90s Bitch: Media, Culture, and the Failed Promise of Gender Equality by Allison Yarrow

 

This is an exhausting read. I was chatting about this with my friend the other day, about how even though books about feminism is so important, reading them can make you feel drained and angry. I think what is so chilling about Yarrow's work is that it completely reframes many of the pop cultural phenomena and historical events from my childhood. I grew up in the 90s, so I was too young to understand all the sexist and transphobic rhetoric people were spewing about Janet Reno, or understand why my parents might have exchanged a side-eye when I wanted the Lisa Frank makeup sets they sold at Target that unfailingly contained copious amounts of body glitter.
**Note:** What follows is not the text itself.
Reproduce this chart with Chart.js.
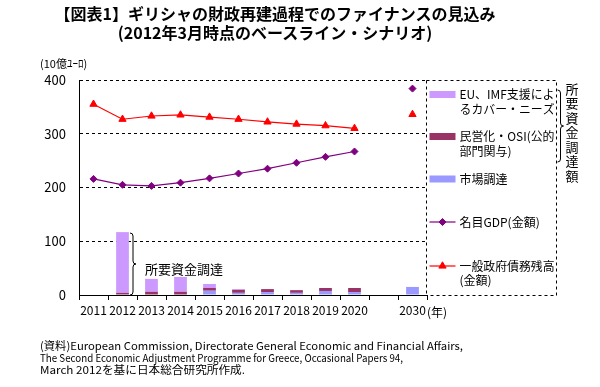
<!DOCTYPE html>
<html><head><meta charset="utf-8">
<script src="https://cdn.jsdelivr.net/npm/chart.js@4/dist/chart.umd.min.js"></script>
<style>
html,body{margin:0;padding:0;background:#fff;}
#wrap{position:relative;width:600px;height:387px;overflow:hidden;font-family:'Noto Sans CJK JP',sans-serif;color:#000;}
#c{position:absolute;left:0;top:0;}
.title{position:absolute;left:0;width:550px;text-align:center;font-weight:bold;font-size:16px;line-height:19px;white-space:nowrap;}
.note{position:absolute;left:40px;font-size:11px;line-height:12px;white-space:nowrap;transform-origin:0 50%;}
.unit{position:absolute;left:40px;top:56px;font-size:11px;line-height:14px;white-space:nowrap;}
</style></head><body>
<div id="wrap">
<canvas id="c" width="600" height="387"></canvas>
<div class="title" style="top:4px">【図表1】ギリシャの財政再建過程でのファイナンスの見込み</div>
<div class="title" style="top:23px">(2012年3月時点のベースライン・シナリオ)</div>
<div class="unit">(10億ﾕｰﾛ)</div>
<div class="note" data-w="423" style="top:339px">(資料)European Commission, Directorate General Economic and Financial Affairs,</div>
<div class="note" data-w="363" style="top:351px">The Second Economic Adjustment Programme for Greece, Occasional Papers 94,</div>
<div class="note" data-w="205" style="top:363px">March 2012を基に日本総合研究所作成.</div>
</div>
<script>
// ---- data ----
const years  = ['2011','2012','2013','2014','2015','2016','2017','2018','2019','2020','','2030'];
const euImf  = [null, 113, 24, 27.5, 7.5, 1.5, 0, 0, 0, 0, null, 0];
const osi    = [null, 4, 6, 6, 5, 5.5, 5.5, 5, 5.5, 7.5, null, 0];
const market = [null, 0, 0, 0, 8, 4, 5.5, 4, 7.5, 5.5, null, 15];
const gdp    = [216, 205, 203, 209, 217, 226, 235, 246, 257, 267, null, 384];
const debt   = [355, 327, 333, 335, 331, 327, 322, 318, 315, 310, null, 336];
const yTicks = [0, 100, 200, 300, 400];

const legendItems = [
  {kind:'rect', color:'#CC99FF', lines:['EU、IMF支援によ','るカバー・ニーズ'], y:94.5},
  {kind:'rect', color:'#993366', lines:['民営化・OSI(公的','部門関与)'], y:136.5},
  {kind:'rect', color:'#9999FF', lines:['市場調達'], y:179},
  {kind:'line', color:'#800080', style:'rectRot', r:3.5, lines:['名目GDP(金額)'], y:222},
  {kind:'line', color:'#FF0000', style:'triangle', r:4.2, lines:['一般政府債務残高','(金額)'], y:266}
];
const FONT = '"Noto Sans CJK JP", sans-serif';

document.querySelectorAll('.note').forEach(el=>{
  const w = el.getBoundingClientRect().width;
  el.style.transform = 'scaleX(' + (parseFloat(el.dataset.w)/w) + ')';
});

function brace(ctx, x, y1, y2, w){
  const m = (y1+y2)/2, h = w/2;
  ctx.beginPath();
  ctx.moveTo(x, y1);
  ctx.quadraticCurveTo(x+h, y1, x+h, y1+h);
  ctx.lineTo(x+h, m-h);
  ctx.quadraticCurveTo(x+h, m, x+w, m);
  ctx.quadraticCurveTo(x+h, m, x+h, m+h);
  ctx.lineTo(x+h, y2-h);
  ctx.quadraticCurveTo(x+h, y2, x, y2);
  ctx.stroke();
}

function fitText(ctx, t, x, y, maxW){
  const w = ctx.measureText(t).width;
  if (w > maxW){
    ctx.save(); ctx.translate(x, y); ctx.scale(maxW/w, 1); ctx.fillText(t, 0, 0); ctx.restore();
  } else ctx.fillText(t, x, y);
}

const overlay = {
  id:'overlay',
  afterDraw(chart){
    const {ctx, chartArea:a} = chart;
    ctx.save();
    ctx.strokeStyle='#000'; ctx.lineWidth=1; ctx.setLineDash([3,3]);
    const L = Math.round(a.right)-0.5, R = 556.5, T = Math.round(a.top)+0.5, B = Math.round(a.bottom)+0.5;
    ctx.beginPath();
    ctx.moveTo(L,T); ctx.lineTo(R,T); ctx.lineTo(R,B); ctx.lineTo(L,B);
    ctx.moveTo(L,T); ctx.lineTo(L,B);
    ctx.stroke();
    ctx.setLineDash([]);
    // legend
    const lx = L + 3;
    ctx.font = '12px ' + FONT;
    ctx.textBaseline = 'middle'; ctx.textAlign = 'left';
    legendItems.forEach(it=>{
      if(it.kind==='rect'){
        ctx.fillStyle = it.color;
        ctx.fillRect(lx, it.y-3.5, 26, 7);
      } else {
        ctx.strokeStyle = it.color; ctx.lineWidth = 1.2;
        ctx.beginPath(); ctx.moveTo(lx, it.y); ctx.lineTo(lx+26, it.y); ctx.stroke();
        ctx.fillStyle = it.color; ctx.strokeStyle = it.color; ctx.lineWidth = 1;
        Chart.helpers.drawPoint(ctx, {pointStyle:it.style, radius:it.r, borderWidth:1, rotation:0}, lx+13, it.y);
      }
      ctx.fillStyle = '#000';
      it.lines.forEach((t,i)=> fitText(ctx, t, lx+30, it.y + i*14.5, R - 2 - (lx+30)));
    });
    // braces
    ctx.strokeStyle = '#000'; ctx.lineWidth = 1;
    brace(ctx, 557.5, 90, 162, 6);
    brace(ctx, 130, 233, 295, 6);
    // vertical label
    ctx.font = '13px ' + FONT; ctx.textAlign = 'center';
    '所要資金調達額'.split('').forEach((ch,i)=> ctx.fillText(ch, 572, 89 + i*14.5));
    ctx.textAlign = 'left';
    ctx.fillText('所要資金調達', 145, 269);
    // year unit
    ctx.font = '12px ' + FONT;
    ctx.fillText('(年)', 427, 312);
    ctx.restore();
  }
};

new Chart(document.getElementById('c'), {
  type:'bar',
  data:{labels: years, datasets:[
    {type:'line', label:'名目GDP(金額)', data:gdp, borderColor:'#800080', backgroundColor:'#800080',
     pointStyle:'rectRot', pointRadius:3.5, pointBorderWidth:1, borderWidth:1.2, stack:'gdp', order:0, spanGaps:false, tension:0},
    {type:'line', label:'一般政府債務残高(金額)', data:debt, borderColor:'#FF0000', backgroundColor:'#FF0000',
     pointStyle:'triangle', pointRadius:4.2, pointBorderWidth:1, borderWidth:1.2, stack:'debt', order:0, spanGaps:false, tension:0},
    {label:'市場調達', data:market, backgroundColor:'#9999FF', stack:'fund', order:1, barPercentage:0.44, categoryPercentage:1},
    {label:'民営化・OSI(公的部門関与)', data:osi, backgroundColor:'#993366', stack:'fund', order:1, barPercentage:0.44, categoryPercentage:1},
    {label:'EU、IMF支援によるカバー・ニーズ', data:euImf, backgroundColor:'#CC99FF', stack:'fund', order:1, barPercentage:0.44, categoryPercentage:1}
  ]},
  options:{
    responsive:false, animation:false, devicePixelRatio:1,
    layout:{padding:{left:0,right:173,top:80,bottom:62}},
    font:{family:FONT},
    plugins:{legend:{display:false}, tooltip:{enabled:false}},
    scales:{
      x:{stacked:true, offset:true,
         grid:{display:true, drawOnChartArea:false, drawTicks:true, tickLength:5, color:'#000', offset:true},
         border:{display:true, color:'#000', width:1},
         ticks:{color:'#000', font:{size:12, family:FONT}, padding:3, maxRotation:0, autoSkip:false},
         afterFit(s){ s.height = 30; }},
      y:{stacked:true, min:0, max:400,
         afterBuildTicks(s){ s.ticks = yTicks.map(v=>({value:v})); },
         ticks:{color:'#000', font:{size:13, family:FONT}, padding:13},
         grid:{color:c=> (c.tick && c.tick.value===0) ? 'rgba(0,0,0,0)' : '#000', drawTicks:false, lineWidth:1},
         border:{display:true, color:'#000', width:1, dash:[3,3]},
         afterFit(s){ s.width = 79; }}
    }
  },
  plugins:[overlay]
});
</script>
</body></html>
90s B**** has the advantage of hindsight. We, as a society, are now equipped with an entire toolbox of language used to describe injustice of all kinds. And in this book, Yarrow examines many significant 90s events from a critical lens. Some subjects broached are Beverly Hills: 90210 and how women and sexuality were portrayed on television (revisited again with the older set via Murphy Brown). She talks about the way female musicians were either denigrated or sexualized, from grunge artists like Courtney Love to feminist rockers like Fiona Apple and Paula Cole, to pop idols like the Spice Girls and Britney Spears. There's also retrospective on things like the Lorena Bobbitt and Amy Fisher trials, the O.J. Simpson trial, the Bill Clinton scandal, the lambasting of Hillary Clinton and Janet Reno, and so much more.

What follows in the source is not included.